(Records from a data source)

• • •

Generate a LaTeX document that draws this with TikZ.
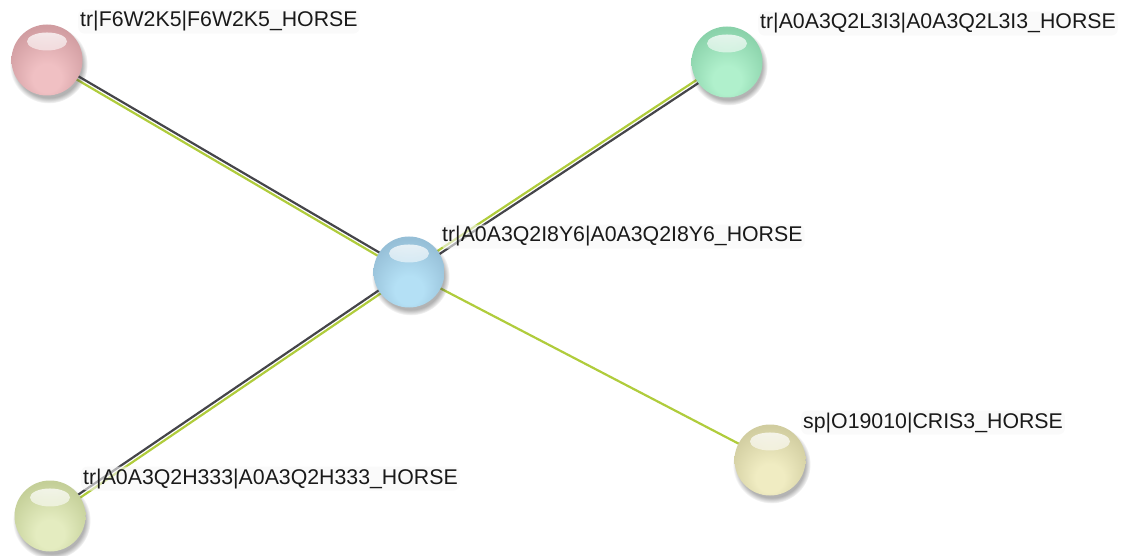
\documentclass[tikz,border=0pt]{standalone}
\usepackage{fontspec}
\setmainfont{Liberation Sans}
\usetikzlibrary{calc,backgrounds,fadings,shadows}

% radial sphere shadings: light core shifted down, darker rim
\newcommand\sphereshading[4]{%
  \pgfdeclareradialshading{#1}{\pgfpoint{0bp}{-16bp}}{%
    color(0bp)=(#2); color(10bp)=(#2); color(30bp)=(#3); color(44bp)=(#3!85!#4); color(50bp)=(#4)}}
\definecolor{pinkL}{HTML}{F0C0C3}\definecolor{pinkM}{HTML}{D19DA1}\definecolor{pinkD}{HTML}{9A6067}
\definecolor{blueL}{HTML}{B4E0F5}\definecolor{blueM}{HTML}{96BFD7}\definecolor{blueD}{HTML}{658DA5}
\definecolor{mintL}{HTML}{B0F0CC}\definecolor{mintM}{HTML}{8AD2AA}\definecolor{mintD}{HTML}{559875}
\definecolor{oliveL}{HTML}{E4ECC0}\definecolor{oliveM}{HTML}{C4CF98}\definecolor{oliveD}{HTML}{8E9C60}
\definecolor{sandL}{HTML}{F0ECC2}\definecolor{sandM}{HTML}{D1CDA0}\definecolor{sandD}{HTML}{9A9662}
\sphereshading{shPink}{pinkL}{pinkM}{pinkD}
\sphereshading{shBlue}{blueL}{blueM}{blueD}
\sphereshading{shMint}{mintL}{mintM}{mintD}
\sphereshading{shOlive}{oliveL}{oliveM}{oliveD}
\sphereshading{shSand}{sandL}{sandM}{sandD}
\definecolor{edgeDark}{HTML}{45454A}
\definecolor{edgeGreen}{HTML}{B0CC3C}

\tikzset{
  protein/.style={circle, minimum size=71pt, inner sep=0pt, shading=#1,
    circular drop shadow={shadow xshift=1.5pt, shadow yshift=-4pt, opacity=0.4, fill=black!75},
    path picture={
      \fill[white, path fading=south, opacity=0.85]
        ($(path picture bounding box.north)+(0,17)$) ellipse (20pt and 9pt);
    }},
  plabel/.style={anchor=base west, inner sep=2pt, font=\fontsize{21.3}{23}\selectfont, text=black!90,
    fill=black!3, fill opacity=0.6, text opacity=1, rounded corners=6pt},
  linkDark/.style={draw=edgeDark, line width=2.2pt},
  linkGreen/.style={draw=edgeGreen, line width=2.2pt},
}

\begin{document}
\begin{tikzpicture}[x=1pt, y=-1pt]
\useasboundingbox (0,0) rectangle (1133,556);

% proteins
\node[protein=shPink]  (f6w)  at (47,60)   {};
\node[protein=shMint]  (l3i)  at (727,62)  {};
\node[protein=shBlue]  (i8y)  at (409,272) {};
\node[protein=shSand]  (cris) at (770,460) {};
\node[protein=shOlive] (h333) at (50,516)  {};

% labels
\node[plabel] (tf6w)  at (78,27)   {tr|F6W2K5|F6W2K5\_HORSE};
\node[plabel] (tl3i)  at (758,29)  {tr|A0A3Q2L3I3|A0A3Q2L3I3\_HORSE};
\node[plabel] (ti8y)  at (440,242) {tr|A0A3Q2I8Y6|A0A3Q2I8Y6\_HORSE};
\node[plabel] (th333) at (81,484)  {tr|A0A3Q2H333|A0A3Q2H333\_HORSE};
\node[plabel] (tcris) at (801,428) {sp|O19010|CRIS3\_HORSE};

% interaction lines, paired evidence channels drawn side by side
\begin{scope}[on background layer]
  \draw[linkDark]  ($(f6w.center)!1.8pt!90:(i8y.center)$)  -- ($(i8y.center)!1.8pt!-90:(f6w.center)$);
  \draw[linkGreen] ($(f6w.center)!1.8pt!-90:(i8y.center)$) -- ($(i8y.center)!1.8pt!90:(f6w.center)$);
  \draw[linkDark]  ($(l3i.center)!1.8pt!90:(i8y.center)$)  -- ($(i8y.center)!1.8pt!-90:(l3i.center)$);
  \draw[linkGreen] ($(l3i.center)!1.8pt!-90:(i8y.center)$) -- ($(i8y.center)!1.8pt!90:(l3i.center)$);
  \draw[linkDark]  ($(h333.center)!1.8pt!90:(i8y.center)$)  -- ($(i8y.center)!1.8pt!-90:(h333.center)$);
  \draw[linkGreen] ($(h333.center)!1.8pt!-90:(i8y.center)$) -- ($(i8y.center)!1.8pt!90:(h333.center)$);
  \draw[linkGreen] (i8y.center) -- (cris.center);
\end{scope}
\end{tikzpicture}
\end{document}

• • •

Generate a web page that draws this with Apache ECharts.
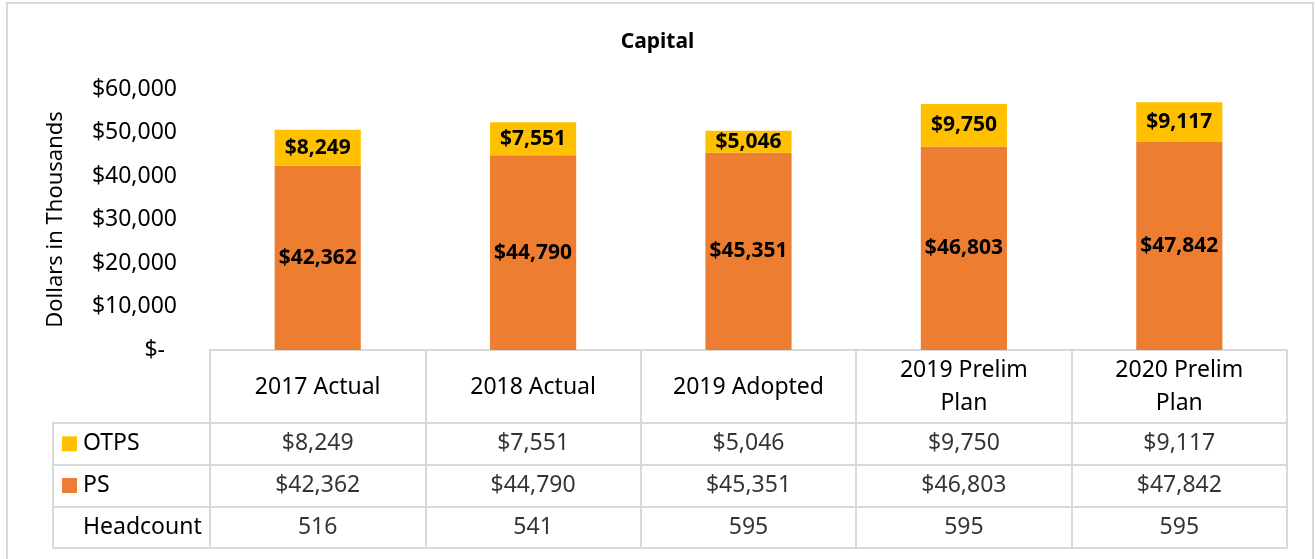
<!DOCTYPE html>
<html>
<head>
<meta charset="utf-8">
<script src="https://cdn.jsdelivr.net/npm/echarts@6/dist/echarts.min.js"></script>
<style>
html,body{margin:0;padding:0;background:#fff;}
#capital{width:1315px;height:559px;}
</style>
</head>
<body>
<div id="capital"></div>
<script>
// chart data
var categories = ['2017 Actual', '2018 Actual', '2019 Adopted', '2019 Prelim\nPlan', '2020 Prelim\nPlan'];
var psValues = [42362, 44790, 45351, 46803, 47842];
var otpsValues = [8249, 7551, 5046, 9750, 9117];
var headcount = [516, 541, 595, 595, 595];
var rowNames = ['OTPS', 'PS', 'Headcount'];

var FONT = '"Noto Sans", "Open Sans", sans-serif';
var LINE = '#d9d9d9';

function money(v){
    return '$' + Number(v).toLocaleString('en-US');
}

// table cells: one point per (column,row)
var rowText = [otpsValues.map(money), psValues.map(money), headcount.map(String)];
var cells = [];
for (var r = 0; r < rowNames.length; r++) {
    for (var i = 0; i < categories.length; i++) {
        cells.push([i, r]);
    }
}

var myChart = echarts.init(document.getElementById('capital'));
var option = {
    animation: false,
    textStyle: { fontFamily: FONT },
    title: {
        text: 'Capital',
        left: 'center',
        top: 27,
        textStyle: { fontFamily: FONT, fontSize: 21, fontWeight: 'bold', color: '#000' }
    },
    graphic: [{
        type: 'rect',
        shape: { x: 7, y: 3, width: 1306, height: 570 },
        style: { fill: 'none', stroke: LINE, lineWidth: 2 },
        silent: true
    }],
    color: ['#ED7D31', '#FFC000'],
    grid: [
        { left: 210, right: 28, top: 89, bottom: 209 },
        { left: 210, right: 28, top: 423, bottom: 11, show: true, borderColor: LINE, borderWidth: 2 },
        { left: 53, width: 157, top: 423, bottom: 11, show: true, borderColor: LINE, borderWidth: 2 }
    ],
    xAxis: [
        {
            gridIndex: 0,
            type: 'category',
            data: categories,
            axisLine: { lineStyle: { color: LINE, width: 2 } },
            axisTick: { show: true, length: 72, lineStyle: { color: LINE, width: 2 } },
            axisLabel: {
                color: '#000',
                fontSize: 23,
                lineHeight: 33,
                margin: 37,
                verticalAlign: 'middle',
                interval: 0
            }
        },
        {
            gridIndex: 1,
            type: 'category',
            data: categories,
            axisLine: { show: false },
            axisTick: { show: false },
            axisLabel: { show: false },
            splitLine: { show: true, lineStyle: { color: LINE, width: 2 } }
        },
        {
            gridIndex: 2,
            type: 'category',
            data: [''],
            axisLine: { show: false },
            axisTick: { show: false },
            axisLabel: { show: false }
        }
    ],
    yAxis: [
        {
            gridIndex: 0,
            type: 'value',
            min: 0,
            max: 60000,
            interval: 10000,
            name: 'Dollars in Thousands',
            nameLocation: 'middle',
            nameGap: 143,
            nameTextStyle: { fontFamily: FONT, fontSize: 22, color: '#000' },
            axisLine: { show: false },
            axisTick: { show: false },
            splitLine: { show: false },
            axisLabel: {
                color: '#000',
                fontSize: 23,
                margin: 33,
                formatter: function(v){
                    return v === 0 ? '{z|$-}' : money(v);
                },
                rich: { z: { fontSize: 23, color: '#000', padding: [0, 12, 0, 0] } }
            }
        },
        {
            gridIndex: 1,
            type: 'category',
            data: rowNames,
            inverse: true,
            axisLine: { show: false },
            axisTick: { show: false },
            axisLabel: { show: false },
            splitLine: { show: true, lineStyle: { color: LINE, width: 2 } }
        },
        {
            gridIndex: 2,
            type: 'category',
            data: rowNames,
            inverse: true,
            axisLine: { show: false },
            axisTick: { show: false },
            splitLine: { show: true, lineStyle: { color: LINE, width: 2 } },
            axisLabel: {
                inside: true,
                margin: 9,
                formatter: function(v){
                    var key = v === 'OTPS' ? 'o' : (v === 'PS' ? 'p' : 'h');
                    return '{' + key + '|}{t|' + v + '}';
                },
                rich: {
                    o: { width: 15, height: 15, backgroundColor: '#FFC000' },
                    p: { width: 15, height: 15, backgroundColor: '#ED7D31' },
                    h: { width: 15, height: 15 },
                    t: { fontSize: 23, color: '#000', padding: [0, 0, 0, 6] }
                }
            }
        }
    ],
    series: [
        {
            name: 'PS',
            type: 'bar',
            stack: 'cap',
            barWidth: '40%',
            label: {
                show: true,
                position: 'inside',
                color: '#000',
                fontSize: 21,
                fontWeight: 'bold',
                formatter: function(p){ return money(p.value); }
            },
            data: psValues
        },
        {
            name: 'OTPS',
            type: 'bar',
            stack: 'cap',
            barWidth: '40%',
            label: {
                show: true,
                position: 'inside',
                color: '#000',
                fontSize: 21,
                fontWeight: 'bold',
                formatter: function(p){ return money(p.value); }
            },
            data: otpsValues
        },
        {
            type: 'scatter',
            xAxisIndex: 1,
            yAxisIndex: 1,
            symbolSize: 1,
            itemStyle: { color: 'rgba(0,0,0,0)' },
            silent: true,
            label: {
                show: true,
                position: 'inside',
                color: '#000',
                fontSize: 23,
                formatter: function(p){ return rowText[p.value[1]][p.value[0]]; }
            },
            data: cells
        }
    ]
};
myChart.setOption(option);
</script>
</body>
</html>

• • •

== Task to carry out ==
Look above for the line with "Generate a LaTeX" and copy exactly from it through the line with "(0,0) rectangle (1133,556);", both included. Omit the pictures.

== Written response ==
Generate a LaTeX document that draws this with TikZ.
\documentclass[tikz,border=0pt]{standalone}
\usepackage{fontspec}
\setmainfont{Liberation Sans}
\usetikzlibrary{calc,backgrounds,fadings,shadows}

% radial sphere shadings: light core shifted down, darker rim
\newcommand\sphereshading[4]{%
  \pgfdeclareradialshading{#1}{\pgfpoint{0bp}{-16bp}}{%
    color(0bp)=(#2); color(10bp)=(#2); color(30bp)=(#3); color(44bp)=(#3!85!#4); color(50bp)=(#4)}}
\definecolor{pinkL}{HTML}{F0C0C3}\definecolor{pinkM}{HTML}{D19DA1}\definecolor{pinkD}{HTML}{9A6067}
\definecolor{blueL}{HTML}{B4E0F5}\definecolor{blueM}{HTML}{96BFD7}\definecolor{blueD}{HTML}{658DA5}
\definecolor{mintL}{HTML}{B0F0CC}\definecolor{mintM}{HTML}{8AD2AA}\definecolor{mintD}{HTML}{559875}
\definecolor{oliveL}{HTML}{E4ECC0}\definecolor{oliveM}{HTML}{C4CF98}\definecolor{oliveD}{HTML}{8E9C60}
\definecolor{sandL}{HTML}{F0ECC2}\definecolor{sandM}{HTML}{D1CDA0}\definecolor{sandD}{HTML}{9A9662}
\sphereshading{shPink}{pinkL}{pinkM}{pinkD}
\sphereshading{shBlue}{blueL}{blueM}{blueD}
\sphereshading{shMint}{mintL}{mintM}{mintD}
\sphereshading{shOlive}{oliveL}{oliveM}{oliveD}
\sphereshading{shSand}{sandL}{sandM}{sandD}
\definecolor{edgeDark}{HTML}{45454A}
\definecolor{edgeGreen}{HTML}{B0CC3C}

\tikzset{
  protein/.style={circle, minimum size=71pt, inner sep=0pt, shading=#1,
    circular drop shadow={shadow xshift=1.5pt, shadow yshift=-4pt, opacity=0.4, fill=black!75},
    path picture={
      \fill[white, path fading=south, opacity=0.85]
        ($(path picture bounding box.north)+(0,17)$) ellipse (20pt and 9pt);
    }},
  plabel/.style={anchor=base west, inner sep=2pt, font=\fontsize{21.3}{23}\selectfont, text=black!90,
    fill=black!3, fill opacity=0.6, text opacity=1, rounded corners=6pt},
  linkDark/.style={draw=edgeDark, line width=2.2pt},
  linkGreen/.style={draw=edgeGreen, line width=2.2pt},
}

\begin{document}
\begin{tikzpicture}[x=1pt, y=-1pt]
\useasboundingbox (0,0) rectangle (1133,556);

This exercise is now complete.